Link Search Menu Expand Document

String rules and special characters

There are four places where Odinson needs to match a string:

  1. for the name of the token field (e.g., tag or lemma)
  2. when matching the surface content of a token
  3. when matching the label of a graph edge (e.g., syntactic dependency label)
  4. when patching a plain surface pattern (e.g., dog when not wrapped in square brackets, as this is a special case of 2, above)

In all those cases, you need to use single or double quotes (they are equivalent in Odinson). Inside the quotes, the rules for string escaping are applied (i.e., \n will be a newline, though you wouldn’t encounter a newline in a token under normal circumstances).

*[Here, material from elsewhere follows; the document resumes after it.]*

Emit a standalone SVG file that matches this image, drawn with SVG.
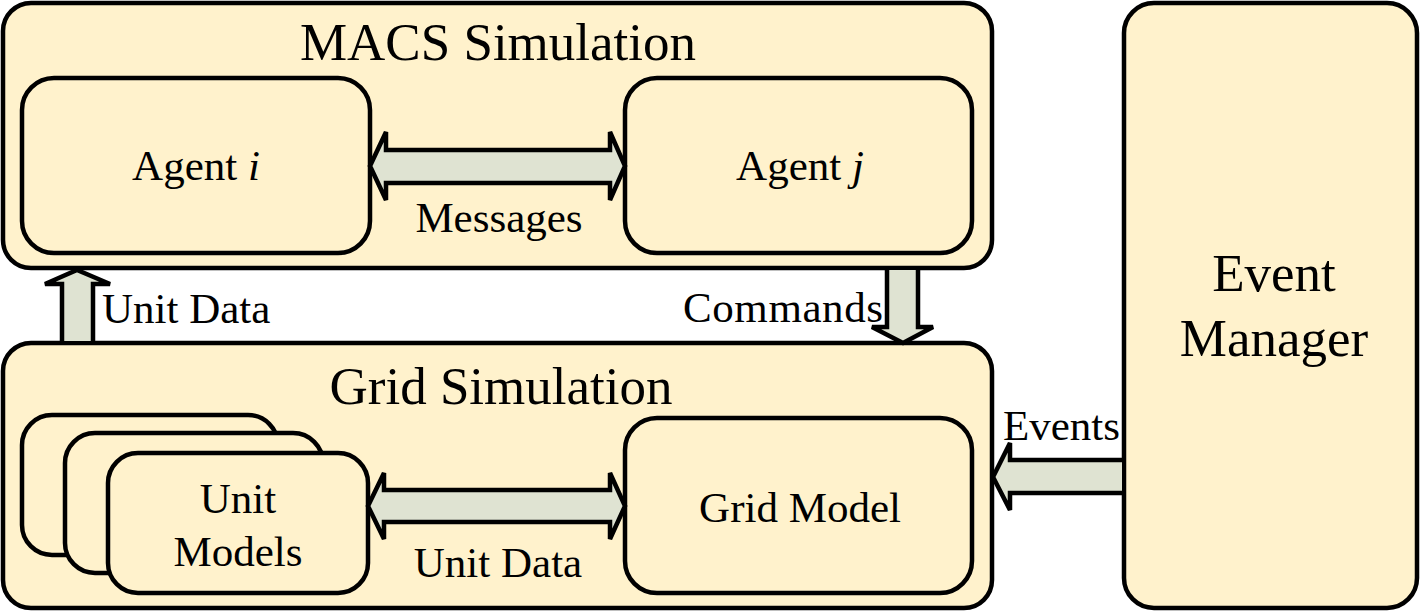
<svg xmlns="http://www.w3.org/2000/svg" width="1421" height="612" viewBox="0 0 1421 612">
<style>
.box{fill:#FFF2CC;stroke:#000;stroke-width:4.5}
.arr{fill:#DFE3D2;stroke:#000;stroke-width:4.5;stroke-linejoin:miter}
text{font-family:"Liberation Serif","Times New Roman",serif;fill:#000}
.big{font-size:53px}
.med{font-size:43px}
</style>
<rect width="1421" height="612" fill="#fff"/>
<g id="macs">
<rect class="box" x="3" y="3" width="989" height="265" rx="28"/>
<text class="big" x="498" y="60" text-anchor="middle">MACS Simulation</text>
</g>
<g id="agent-i">
<rect class="box" x="22" y="78" width="348" height="175" rx="32"/>
<text class="med" x="196" y="180" text-anchor="middle">Agent <tspan font-style="italic">i</tspan></text>
</g>
<g id="agent-j">
<rect class="box" x="625" y="78" width="347" height="175" rx="32"/>
<text class="med" x="800" y="180" text-anchor="middle">Agent <tspan font-style="italic">j</tspan></text>
</g>
<g id="grid">
<rect class="box" x="3" y="343" width="989" height="265" rx="28"/>
<text class="big" x="501" y="404" text-anchor="middle">Grid Simulation</text>
</g>
<g id="unit-models">
<rect class="box" x="22" y="415" width="256" height="140" rx="30"/>
<rect class="box" x="65" y="433" width="258" height="140" rx="30"/>
<rect class="box" x="108" y="453" width="260" height="140" rx="30"/>
<text class="med" x="238" y="513" text-anchor="middle">Unit</text>
<text class="med" x="238" y="566" text-anchor="middle">Models</text>
</g>
<g id="grid-model">
<rect class="box" x="625" y="418" width="347" height="175" rx="32"/>
<text class="med" x="800" y="522" text-anchor="middle">Grid Model</text>
</g>
<g id="event-manager">
<rect class="box" x="1124" y="3" width="293" height="605" rx="30"/>
<text class="big" x="1274" y="291" text-anchor="middle">Event</text>
<text class="big" x="1274" y="356" text-anchor="middle">Manager</text>
</g>
<g id="connectors">
<path class="arr" d="M370,166 L386,132 V150 H610 V132 L625,166 L610,200 V183 H386 V200 Z"/>
<text class="med" x="499" y="232" text-anchor="middle">Messages</text>
<path class="arr" d="M368,506 L384,473 V490 H610 V473 L625,506 L610,539 V522 H384 V539 Z"/>
<text class="med" x="498" y="577" text-anchor="middle">Unit Data</text>
<path class="arr" d="M62,341 V284 H45 L77,270 L110,284 H93 V341"/>
<text class="med" x="102" y="323">Unit Data</text>
<path class="arr" d="M887,270 V327 H872 L903,343 L933,327 H918 V270"/>
<text class="med" x="683" y="322" textLength="200" lengthAdjust="spacing">Commands</text>
<path class="arr" d="M1122,460 H1010 V443 L993,477 L1010,510 V493 H1122"/>
<text class="med" x="1003" y="440">Events</text>
</g>
</svg>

However, if the string is a valid java identifier, then you don’t need to quote it. A valid java identifier begins with a letter or underscore and is followed by zero or more letters, digits, or underscores. If your string is of this format, it does not need to be quoted.

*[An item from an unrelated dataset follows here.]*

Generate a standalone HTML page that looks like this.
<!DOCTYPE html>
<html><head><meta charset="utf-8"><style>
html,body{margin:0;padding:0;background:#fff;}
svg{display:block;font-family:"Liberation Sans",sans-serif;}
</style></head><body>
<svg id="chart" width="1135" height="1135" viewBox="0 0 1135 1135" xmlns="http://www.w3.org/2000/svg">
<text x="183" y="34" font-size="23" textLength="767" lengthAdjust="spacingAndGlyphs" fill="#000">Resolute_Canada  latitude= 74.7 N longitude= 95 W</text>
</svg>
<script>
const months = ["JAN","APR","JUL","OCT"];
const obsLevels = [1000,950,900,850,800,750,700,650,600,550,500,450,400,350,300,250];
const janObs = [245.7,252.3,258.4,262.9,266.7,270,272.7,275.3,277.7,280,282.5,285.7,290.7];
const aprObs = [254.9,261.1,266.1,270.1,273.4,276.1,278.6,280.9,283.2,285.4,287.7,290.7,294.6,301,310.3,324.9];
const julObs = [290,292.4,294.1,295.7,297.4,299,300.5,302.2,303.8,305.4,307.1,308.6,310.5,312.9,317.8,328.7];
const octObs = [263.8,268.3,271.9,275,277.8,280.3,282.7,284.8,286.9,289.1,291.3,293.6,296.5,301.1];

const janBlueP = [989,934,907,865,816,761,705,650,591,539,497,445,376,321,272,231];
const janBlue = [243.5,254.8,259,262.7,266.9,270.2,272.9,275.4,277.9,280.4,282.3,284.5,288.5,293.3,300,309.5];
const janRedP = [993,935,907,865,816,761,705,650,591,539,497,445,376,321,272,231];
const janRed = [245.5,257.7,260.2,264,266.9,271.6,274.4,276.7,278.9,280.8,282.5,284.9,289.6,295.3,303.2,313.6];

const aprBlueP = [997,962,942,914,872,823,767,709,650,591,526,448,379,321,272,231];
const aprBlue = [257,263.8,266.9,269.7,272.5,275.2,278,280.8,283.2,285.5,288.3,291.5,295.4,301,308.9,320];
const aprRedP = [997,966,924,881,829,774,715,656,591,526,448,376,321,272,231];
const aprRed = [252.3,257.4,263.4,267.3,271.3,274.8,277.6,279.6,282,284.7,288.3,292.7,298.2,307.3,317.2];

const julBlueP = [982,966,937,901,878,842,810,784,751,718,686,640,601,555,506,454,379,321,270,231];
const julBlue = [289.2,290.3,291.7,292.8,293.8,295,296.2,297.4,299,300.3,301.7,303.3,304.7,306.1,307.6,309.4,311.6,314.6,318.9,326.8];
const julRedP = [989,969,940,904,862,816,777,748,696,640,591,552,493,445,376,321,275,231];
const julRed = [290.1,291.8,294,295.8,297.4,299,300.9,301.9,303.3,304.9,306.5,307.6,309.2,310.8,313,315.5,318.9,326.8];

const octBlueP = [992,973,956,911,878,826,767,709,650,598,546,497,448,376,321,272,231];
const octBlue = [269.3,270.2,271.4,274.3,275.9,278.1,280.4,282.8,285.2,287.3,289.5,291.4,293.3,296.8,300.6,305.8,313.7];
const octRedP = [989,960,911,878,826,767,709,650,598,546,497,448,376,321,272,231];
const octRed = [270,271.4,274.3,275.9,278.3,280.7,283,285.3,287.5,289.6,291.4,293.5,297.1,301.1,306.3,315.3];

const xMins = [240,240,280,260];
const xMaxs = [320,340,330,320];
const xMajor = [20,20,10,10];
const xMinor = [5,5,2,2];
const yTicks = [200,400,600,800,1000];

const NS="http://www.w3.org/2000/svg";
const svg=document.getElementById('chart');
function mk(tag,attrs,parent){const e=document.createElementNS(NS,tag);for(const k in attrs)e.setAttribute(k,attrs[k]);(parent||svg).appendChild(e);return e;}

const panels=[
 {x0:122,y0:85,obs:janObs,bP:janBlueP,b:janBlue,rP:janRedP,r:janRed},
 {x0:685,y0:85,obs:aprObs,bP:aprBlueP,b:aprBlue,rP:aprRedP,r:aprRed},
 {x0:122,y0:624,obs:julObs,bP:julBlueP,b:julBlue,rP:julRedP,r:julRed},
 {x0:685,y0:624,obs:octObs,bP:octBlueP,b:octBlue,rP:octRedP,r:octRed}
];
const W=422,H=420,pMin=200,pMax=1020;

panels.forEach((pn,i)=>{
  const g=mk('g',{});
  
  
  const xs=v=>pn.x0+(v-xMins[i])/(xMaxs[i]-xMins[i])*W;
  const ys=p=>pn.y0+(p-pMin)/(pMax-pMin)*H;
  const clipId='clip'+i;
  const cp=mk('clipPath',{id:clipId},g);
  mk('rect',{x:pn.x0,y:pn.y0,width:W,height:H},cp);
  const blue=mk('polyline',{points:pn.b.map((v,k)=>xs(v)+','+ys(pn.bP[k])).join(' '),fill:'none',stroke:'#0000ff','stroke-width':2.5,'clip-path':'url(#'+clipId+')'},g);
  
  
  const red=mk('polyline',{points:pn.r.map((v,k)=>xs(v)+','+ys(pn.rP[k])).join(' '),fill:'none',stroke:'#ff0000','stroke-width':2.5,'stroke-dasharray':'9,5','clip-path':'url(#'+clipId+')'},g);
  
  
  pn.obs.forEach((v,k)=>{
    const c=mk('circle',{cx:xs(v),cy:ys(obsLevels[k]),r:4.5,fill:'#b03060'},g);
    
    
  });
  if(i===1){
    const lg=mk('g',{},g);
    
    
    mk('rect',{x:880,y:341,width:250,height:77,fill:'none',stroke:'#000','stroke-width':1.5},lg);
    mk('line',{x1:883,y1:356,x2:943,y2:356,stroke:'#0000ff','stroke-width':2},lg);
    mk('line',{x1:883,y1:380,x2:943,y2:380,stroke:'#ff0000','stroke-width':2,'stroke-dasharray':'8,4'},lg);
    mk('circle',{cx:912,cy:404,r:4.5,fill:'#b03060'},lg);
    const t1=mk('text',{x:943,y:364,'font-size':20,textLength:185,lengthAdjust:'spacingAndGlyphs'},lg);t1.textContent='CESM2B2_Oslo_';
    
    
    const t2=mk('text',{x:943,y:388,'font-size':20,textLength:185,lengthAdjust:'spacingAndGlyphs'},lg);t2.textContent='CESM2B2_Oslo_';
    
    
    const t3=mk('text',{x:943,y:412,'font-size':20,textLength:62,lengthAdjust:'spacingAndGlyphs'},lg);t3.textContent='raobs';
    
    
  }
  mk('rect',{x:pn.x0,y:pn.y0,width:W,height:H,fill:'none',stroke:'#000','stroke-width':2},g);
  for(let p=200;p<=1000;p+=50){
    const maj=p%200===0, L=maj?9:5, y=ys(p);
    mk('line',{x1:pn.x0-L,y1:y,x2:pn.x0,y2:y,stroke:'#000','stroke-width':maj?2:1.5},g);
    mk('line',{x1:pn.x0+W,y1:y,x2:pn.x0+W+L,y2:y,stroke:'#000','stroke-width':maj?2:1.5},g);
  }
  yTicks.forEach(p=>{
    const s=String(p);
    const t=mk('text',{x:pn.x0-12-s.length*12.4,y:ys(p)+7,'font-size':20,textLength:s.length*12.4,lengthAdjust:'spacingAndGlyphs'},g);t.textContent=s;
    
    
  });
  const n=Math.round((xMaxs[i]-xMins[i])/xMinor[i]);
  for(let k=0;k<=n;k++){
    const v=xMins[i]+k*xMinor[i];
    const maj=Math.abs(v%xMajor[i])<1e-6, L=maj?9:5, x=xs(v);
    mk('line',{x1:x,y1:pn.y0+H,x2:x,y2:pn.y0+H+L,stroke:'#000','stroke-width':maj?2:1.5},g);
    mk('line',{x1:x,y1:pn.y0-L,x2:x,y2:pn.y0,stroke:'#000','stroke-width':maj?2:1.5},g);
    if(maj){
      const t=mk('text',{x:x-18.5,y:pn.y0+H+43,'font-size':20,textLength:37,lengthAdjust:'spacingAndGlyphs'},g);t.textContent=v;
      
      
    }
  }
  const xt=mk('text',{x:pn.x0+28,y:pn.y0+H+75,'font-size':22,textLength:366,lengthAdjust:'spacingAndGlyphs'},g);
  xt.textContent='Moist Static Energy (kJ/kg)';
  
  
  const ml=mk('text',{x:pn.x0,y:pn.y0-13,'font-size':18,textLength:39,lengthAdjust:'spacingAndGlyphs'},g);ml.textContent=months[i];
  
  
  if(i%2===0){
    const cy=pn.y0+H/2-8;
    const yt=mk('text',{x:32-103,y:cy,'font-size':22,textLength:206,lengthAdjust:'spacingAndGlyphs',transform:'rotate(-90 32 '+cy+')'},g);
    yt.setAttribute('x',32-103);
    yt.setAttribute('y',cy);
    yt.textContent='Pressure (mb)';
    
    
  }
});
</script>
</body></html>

Additionally, if you’re matching anything other than the default token (i.e., if you’re using the [...] or >... notation), then we add two additional options to that list, : and -. That is, [chunk=B-NP] does not need any quotes, and neither does >nmod:poss. (You can quote it if you want, knock yourself out!)

As mentioned above, these rules do not apply to the default word in surface pattens, so you do need quotes in this pattern:

"3:10" to Yuma

Further, you can also use regular expressions anywhere Odinson supports strings. For example, you can specify >/nmod_.*/.